7 Common Misconceptions about Extroverts ...

Are you an introvert or an extrovert? We all love to find out more about our personalities, and being able to tag yourself as one or the other can help you to reach your potential and play into your strengths. It might not be as simple as deciding whether you prefer to work alone or in a group, though, or working out if you are drained or energized by other people. Extroverts might seem to be bright, happy and endlessly energetic, but they aren’t always like that. Here are the commonest misconceptions about extroverts! Do you agree?

1. Public Speaking is Easy

Extroverts like attention, right? And they are usually talkative. That doesn’t mean that they enjoy speaking to a crowd, though, and it’s unlikely to mean that they want to present a whole project by themselves. Extroverts are just as likely to dislike public speaking, even if they pull it off, or you think it suits them.

2. They’re Always out

Extroverts like lazy days too. Yes, really.
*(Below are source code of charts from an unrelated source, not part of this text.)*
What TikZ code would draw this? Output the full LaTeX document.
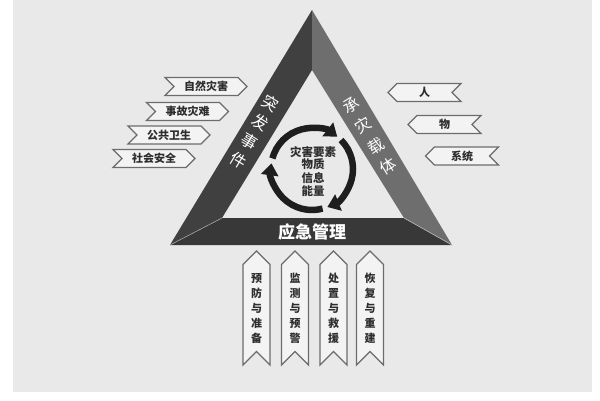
\documentclass[tikz,border=0pt]{standalone}
\usepackage{fontspec}
\newfontfamily\cjk{Noto Sans CJK SC}
\usetikzlibrary{shapes.symbols,arrows.meta,calc}
\definecolor{bg}{HTML}{E9E9E9}
\definecolor{leftband}{HTML}{404040}
\definecolor{rightband}{HTML}{6E6E6E}
\definecolor{bottomband}{HTML}{383838}
\definecolor{tagline}{HTML}{6C6C6C}
\definecolor{tagfill}{HTML}{F3F3F3}
\definecolor{tagtext}{HTML}{2E2E2E}
\definecolor{ring}{HTML}{1E1E1E}
\tikzset{
  ltag/.style={signal, signal to=east, signal from=west, draw=tagline, line width=1.3pt,
    fill=tagfill, minimum width=82pt, minimum height=18pt, inner sep=0pt,
    font=\cjk\bfseries\fontsize{11}{12}\selectfont, text=tagtext},
  rtag/.style={ltag, signal to=west, signal from=east, minimum width=73pt},
  btag/.style={signal, signal to=north, signal from=south, draw=tagline, line width=1.3pt,
    fill=tagfill, minimum width=27pt, minimum height=98pt, inner sep=0pt, align=center,
    font=\cjk\bfseries\fontsize{11}{15}\selectfont, text=tagtext},
  bandtxt/.style={font=\cjk\fontsize{16}{16}\selectfont, text=white, inner sep=-1.5pt},
  ringtxt/.style={font=\cjk\bfseries\fontsize{11.5}{12}\selectfont, text=tagtext, inner sep=0pt},
  ringarrow/.style={draw=ring, line width=6.5pt, -{Triangle[width=17pt,length=12pt]}},
}
\begin{document}
\begin{tikzpicture}[x=1pt,y=1pt]
\useasboundingbox (0,0) rectangle (600,400);
\fill[white] (0,0) rectangle (600,400);
\fill[bg] (13,8) rectangle (592,400);
% triangle corners
\coordinate (A) at (312,390);
\coordinate (B) at (170,155);
\coordinate (C) at (452,155);
\coordinate (a) at (312,330);
\coordinate (b) at (222,182);
\coordinate (c) at (404,182);
\fill[leftband] (A) -- (a) -- (b) -- (B) -- cycle;
\fill[rightband] (A) -- (C) -- (c) -- (a) -- cycle;
\fill[bottomband] (B) -- (b) -- (c) -- (C) -- cycle;
\draw[draw=gray!70, line width=0.6pt] (B) -- (b);
\draw[draw=gray!50, line width=0.6pt] (c) -- (C);
% band texts
\node[bandtxt, rotate=-31] (t1) at (271,297) {突};
\node[bandtxt, rotate=-31] (t2) at (260,278) {发};
\node[bandtxt, rotate=-31] (t3) at (249,259) {事};
\node[bandtxt, rotate=-31] (t4) at (238,240) {件};
\node[bandtxt, rotate=32] (r1) at (351,295) {承};
\node[bandtxt, rotate=32] (r2) at (363,275) {灾};
\node[bandtxt, rotate=32] (r3) at (376,254) {载};
\node[bandtxt, rotate=32] (r4) at (388,234) {体};
\node[bandtxt, font=\cjk\bfseries\fontsize{17}{17}\selectfont] (mgmt) at (312,168) {应急管理};
% ring
\coordinate (O) at (312,231);
\draw[ringarrow] ($(O)+(165:41)$) arc[start angle=165, end angle=52, radius=41];
\draw[ringarrow] ($(O)+(45:41)$) arc[start angle=45, end angle=-68, radius=41];
\draw[ringarrow] ($(O)+(-75:41)$) arc[start angle=-75, end angle=-188, radius=41];
\node[ringtxt] (z0) at (313,248) {灾害要素};
\node[ringtxt] (z1) at (313,236) {物质};
\node[ringtxt] (z2) at (313,222) {信息};
\node[ringtxt] (z3) at (313,209) {能量};
% left tags
\node[ltag] (l1) at (206,313.5) {自然灾害};
\node[ltag] (l2) at (187.5,288.5) {事故灾难};
\node[ltag] (l3) at (169,265) {公共卫生};
\node[ltag] (l4) at (154,241.5) {社会安全};
% right tags
\node[rtag] (q1) at (424.5,307.5) {人};
\node[rtag] (q2) at (444.5,275.5) {物};
\node[rtag] (q3) at (462,244) {系统};
% bottom banners
\node[btag] (b1) at (256.5,92) {预\\防\\与\\准\\备};
\node[btag] (b2) at (295,92) {监\\测\\与\\预\\警};
\node[btag] (b3) at (333.5,92) {处\\置\\与\\救\\援};
\node[btag] (b4) at (370,92) {恢\\复\\与\\重\\建};
\end{tikzpicture}
\end{document}
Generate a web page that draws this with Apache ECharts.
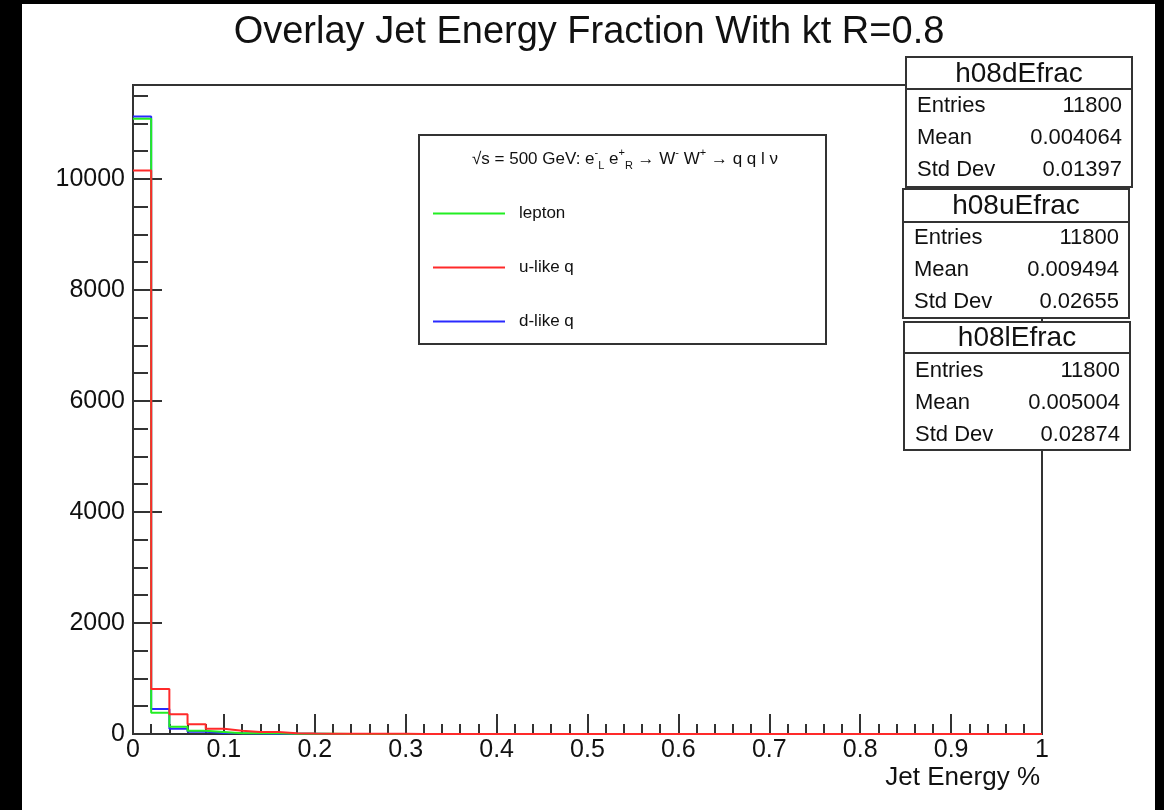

They might be out and about more than introverts, but they still have days when they want to hide under the duvet and watch trashy TV, and they won’t always be up for the cinema/parties/whatever else you want to do. Every personality needs some downtime.

3. They Are Natural Born Organizers

Extroverts rarely seem shy, so it can seem obvious to let them plan group events. From texting people to making plans and co-ordinating diaries, don’t be tempted to leave it all to the extroverts. For one, it can start to feel offensive if people cancel, even if you know that really they are cancelling on the whole group. Secondly, it’s a lot of effort, and sometimes even extroverts want to just be responsible for themselves.

4. They Are Born This Way

Lady Gaga might have been born this way, but most extroverts weren’t. They went through that awkward growing up phase, and they probably had a super shy phase, too. They’ve made a decision, whether actively or passively, to become extroverts; to talk and think and attract attention to themselves, in return for being involved and losing that painful shyness. Just because someone is an extrovert now, doesn’t mean that they always have been, or that they can’t relate to how you feel.

5. They Can’t Be Shamed

Embarrassment happens to us all. Literally. Including extroverts. Extroverts might even be embarrassed more often, as they talk more, and are therefore more likely to put their foot in it. They even lay in bed and cringe thinking about those mortifying things that they said, and instantly knowing five other things that would have been much cooler.

6. They Have Too Many Friends

Extroverts might appear to have lots of friends. Some do have lots of friends. Not all do, though. Being comfortable talking to people doesn’t mean that they can become best buds with anyone, and sometimes, extroverts get lonely too. And if extroverts do have a lot of friends, it doesn’t mean that they value them less, or that they can’t attach to them properly. Pretty much, friendship is the same for everyone. Act like you’d like others to act, and treat people how you’d like to be treated. You’ll always come out on top that way.

7. Life is Easy

This one is a big one. Life isn’t naturally easier for anyone, especially not just because they are an extrovert. There are some things that being an extrovert might make easier – talking to strangers, making difficult phone calls, sticking up for themselves, for example, but there are some things that won’t come easily, too. Don’t make the mistake of thinking that life is easier for other people.

Did any of these change the way that you think about extroverts? One of the best things about being able to identify extroverts and introverts is being able to loosely classify people. If you know someone who is a brilliant extrovert, for example, instead of judging them or making them sort out your social events, get their help with making difficult calls or starting conversations during interviews. You’ll both benefit!